S&F: How did you decide how much scientific or technical information to include in the story?

MM: That was particularly difficult and changed day to day. It was essential to me I allow audiences understand what Edison and Westinghouse are trying to do without bringing in exposition or stopping what is most important–the drama.

But there was a lot to make clear to people who have had no physics: What is the difference between alternating and direct current? How does electricity work? What is a dynamo? What is a transformer? How does a motor work? It is a better story if you’re able to understand what Edison and Westinghouse are actually fighting over.

S&F: Benedict Cumberbatch has obviously played a genius inventor before, and I wonder to what extent that served as a touchstone for him getting into the character of Thomas Edison?
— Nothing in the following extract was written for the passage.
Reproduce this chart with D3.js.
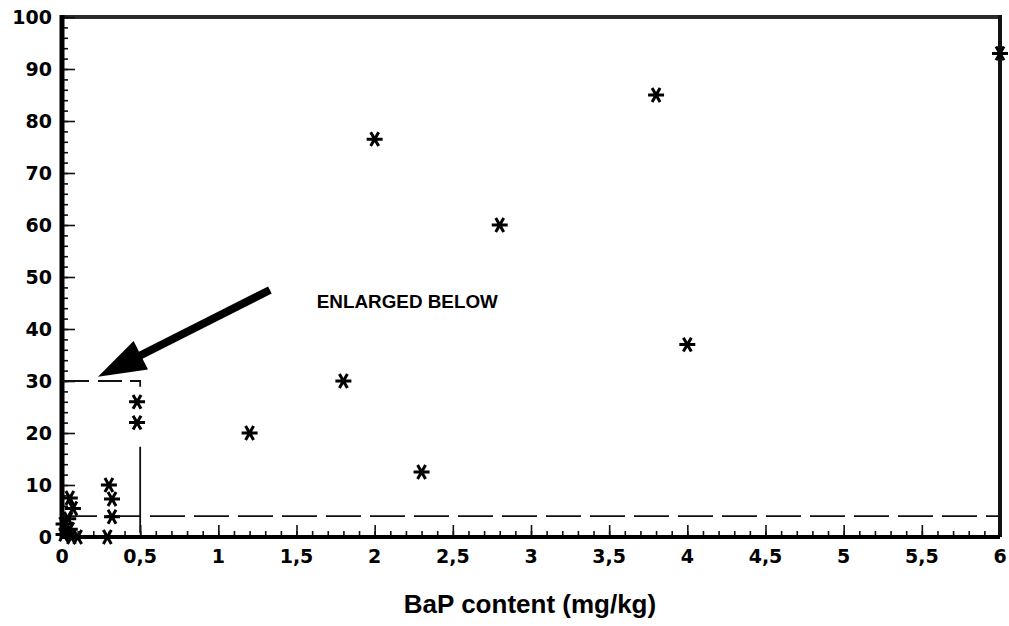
<!DOCTYPE html>
<html>
<head>
<meta charset="utf-8">
<script src="https://cdn.jsdelivr.net/npm/d3@7"></script>
<style>
  body { margin: 0; background: #fff; }
  svg { display: block; }
</style>
</head>
<body>
<svg width="1009" height="626"></svg>
<script>
// data: BaP content (mg/kg) vs. response
var bapX = [6.0, 3.8, 2.0, 2.8, 4.0, 1.8, 1.2, 2.3, 0.48, 0.48, 0.3, 0.32, 0.32, 0.29,
            0.05, 0.07, 0.04, 0.01, 0.05, 0.01, 0.06, 0.1];
var bapY = [93, 85, 76.5, 60, 37, 30, 20, 12.5, 26, 22, 10, 7.3, 3.9, 0,
            7.5, 5.5, 3.5, 2.5, 1.5, 0.5, 0, 0];
var xTicks = [0, 0.5, 1, 1.5, 2, 2.5, 3, 3.5, 4, 4.5, 5, 5.5, 6];
var xTickLabels = ["0", "0,5", "1", "1,5", "2", "2,5", "3", "3,5", "4", "4,5", "5", "5,5", "6"];
var yTicks = [0, 10, 20, 30, 40, 50, 60, 70, 80, 90, 100];
var limitY = 4;          // horizontal dashed limit line
var boxX = 0.5, boxY = 30; // "enlarged below" box
var arrowTail = [1.33, 47.5], arrowTip = [0.23, 30.8];
var noteText = "ENLARGED BELOW", notePos = [1.63, 44];
var xTitle = "BaP content (mg/kg)";

var svg = d3.select("svg"),
    mLeft = 62, mRight = 1000, mTop = 17, mBottom = 537;

var x = d3.scaleLinear().domain([0, 6]).range([mLeft, mRight]);
var y = d3.scaleLinear().domain([0, 100]).range([mBottom, mTop]);

// frame
svg.append("line").attr("x1", mLeft).attr("x2", mRight).attr("y1", mTop).attr("y2", mTop)
    .attr("stroke", "#2a2a2a").attr("stroke-width", 4);
svg.append("line").attr("x1", mRight).attr("x2", mRight).attr("y1", mTop - 2).attr("y2", mBottom)
    .attr("stroke", "#111").attr("stroke-width", 4);

// inward ticks
var xAxisMinor = d3.axisTop(x).tickValues(d3.range(0, 61).map(function(i) { return i / 10; }))
    .tickSize(6).tickFormat("");
svg.append("g").attr("transform", "translate(0," + mBottom + ")").call(xAxisMinor);
var xAxisMajor = d3.axisTop(x).tickValues(xTicks).tickSize(12).tickFormat("");
svg.append("g").attr("transform", "translate(0," + mBottom + ")").call(xAxisMajor);
var yAxisMinor = d3.axisRight(y).tickValues(d3.range(0, 101, 2)).tickSize(6).tickFormat("");
svg.append("g").attr("transform", "translate(" + mLeft + ",0)").call(yAxisMinor);
var yAxisMajor = d3.axisRight(y).tickValues(yTicks).tickSize(13).tickFormat("");
svg.append("g").attr("transform", "translate(" + mLeft + ",0)").call(yAxisMajor);
svg.selectAll(".domain").remove();
svg.selectAll(".tick line").attr("stroke", "#111").attr("stroke-width", 1.6);

// main axis lines
svg.append("line").attr("x1", mLeft).attr("x2", mRight).attr("y1", mBottom).attr("y2", mBottom)
    .attr("stroke", "#000").attr("stroke-width", 4);
svg.append("line").attr("x1", mLeft).attr("x2", mLeft).attr("y1", mTop - 2).attr("y2", mBottom + 2)
    .attr("stroke", "#000").attr("stroke-width", 5);

// tick labels
svg.selectAll(".xl").data(xTicks).enter().append("text")
    .attr("x", function(d) { return x(d); }).attr("y", mBottom + 26)
    .attr("text-anchor", "middle")
    .attr("font-family", "DejaVu Sans").attr("font-weight", "bold").attr("font-size", 19)
    .text(function(d, i) { return xTickLabels[i]; });
svg.selectAll(".yl").data(yTicks).enter().append("text")
    .attr("x", 52).attr("y", function(d) { return y(d); })
    .attr("dy", "0.36em").attr("text-anchor", "end")
    .attr("font-family", "DejaVu Sans").attr("font-weight", "bold").attr("font-size", 19)
    .text(function(d) { return d; });

// axis title
svg.append("text").attr("x", 530).attr("y", 613).attr("text-anchor", "middle")
    .attr("font-family", "Liberation Sans").attr("font-weight", "bold").attr("font-size", 26)
    .text(xTitle);

// dashed limit line
svg.append("line").attr("x1", x(0)).attr("x2", x(6)).attr("y1", y(limitY)).attr("y2", y(limitY))
    .attr("stroke", "#111").attr("stroke-width", 1.8).attr("stroke-dasharray", "35 9");

// dashed box
svg.append("path")
    .attr("d", "M" + x(0) + "," + y(boxY) + "H" + x(boxX) + "V" + y(0))
    .attr("fill", "none").attr("stroke", "#111").attr("stroke-width", 1.8)
    .attr("stroke-dasharray", "27 9 24 8 16 60 86");

// arrow
var tx = x(arrowTail[0]), ty = y(arrowTail[1]), px = x(arrowTip[0]), py = y(arrowTip[1]);
var ang = Math.atan2(py - ty, px - tx), headLen = 48, headW = 16;
var bx = px - headLen * Math.cos(ang), by = py - headLen * Math.sin(ang);
svg.append("line").attr("x1", tx).attr("y1", ty).attr("x2", bx + 4 * Math.cos(ang)).attr("y2", by + 4 * Math.sin(ang))
    .attr("stroke", "#000").attr("stroke-width", 8);
svg.append("path")
    .attr("d", "M" + px + "," + py +
        "L" + (bx + headW * Math.sin(ang)) + "," + (by - headW * Math.cos(ang)) +
        "L" + (bx - headW * Math.sin(ang)) + "," + (by + headW * Math.cos(ang)) + "Z")
    .attr("fill", "#000");

svg.append("text").attr("x", x(notePos[0])).attr("y", y(notePos[1]))
    .attr("font-family", "Liberation Sans").attr("font-weight", "bold").attr("font-size", 19)
    .attr("textLength", 181).attr("lengthAdjust", "spacingAndGlyphs")
    .text(noteText);

// asterisk markers (horizontal bar + two diagonals)
var star = d3.symbol().type(d3.symbolAsterisk).size(180);
svg.selectAll(".pt").data(bapX).enter().append("path")
    .attr("transform", function(d, i) { return "translate(" + x(d) + "," + y(bapY[i]) + ") rotate(90)"; })
    .attr("d", star)
    .attr("fill", "none").attr("stroke", "#000").attr("stroke-width", 3);
</script>
</body>
</html>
MM: I can’t speak to his process, but he didn’t mention Sherlock or Turing during shooting. I know he relied heavily on a lot of research about Edison. I imagine one of the things that was attractive to him about THE CURRENT WAR was that he is playing an American, and someone in a completely different era: the second Industrial Revolution–top hats and immigrants.

S&F: What happens next for the film after the Toronto International Film Festival?

MM: It opens theatrically Thanksgiving weekend. This story has been a large part of my life the last ten years; it’s both thrilling and intimidating to realize that it’s finally time for people to see it.

THE CURRENT WAR will open in theaters on October 4, 2019. The film stars Benedict Cumberbatch, Michael Shannon, Nicholas Hoult, Katherine Waterston, Tom Holland, Matthew Macfadyen, and Tuppence Middleton. Martin Scorcese is the executive producer.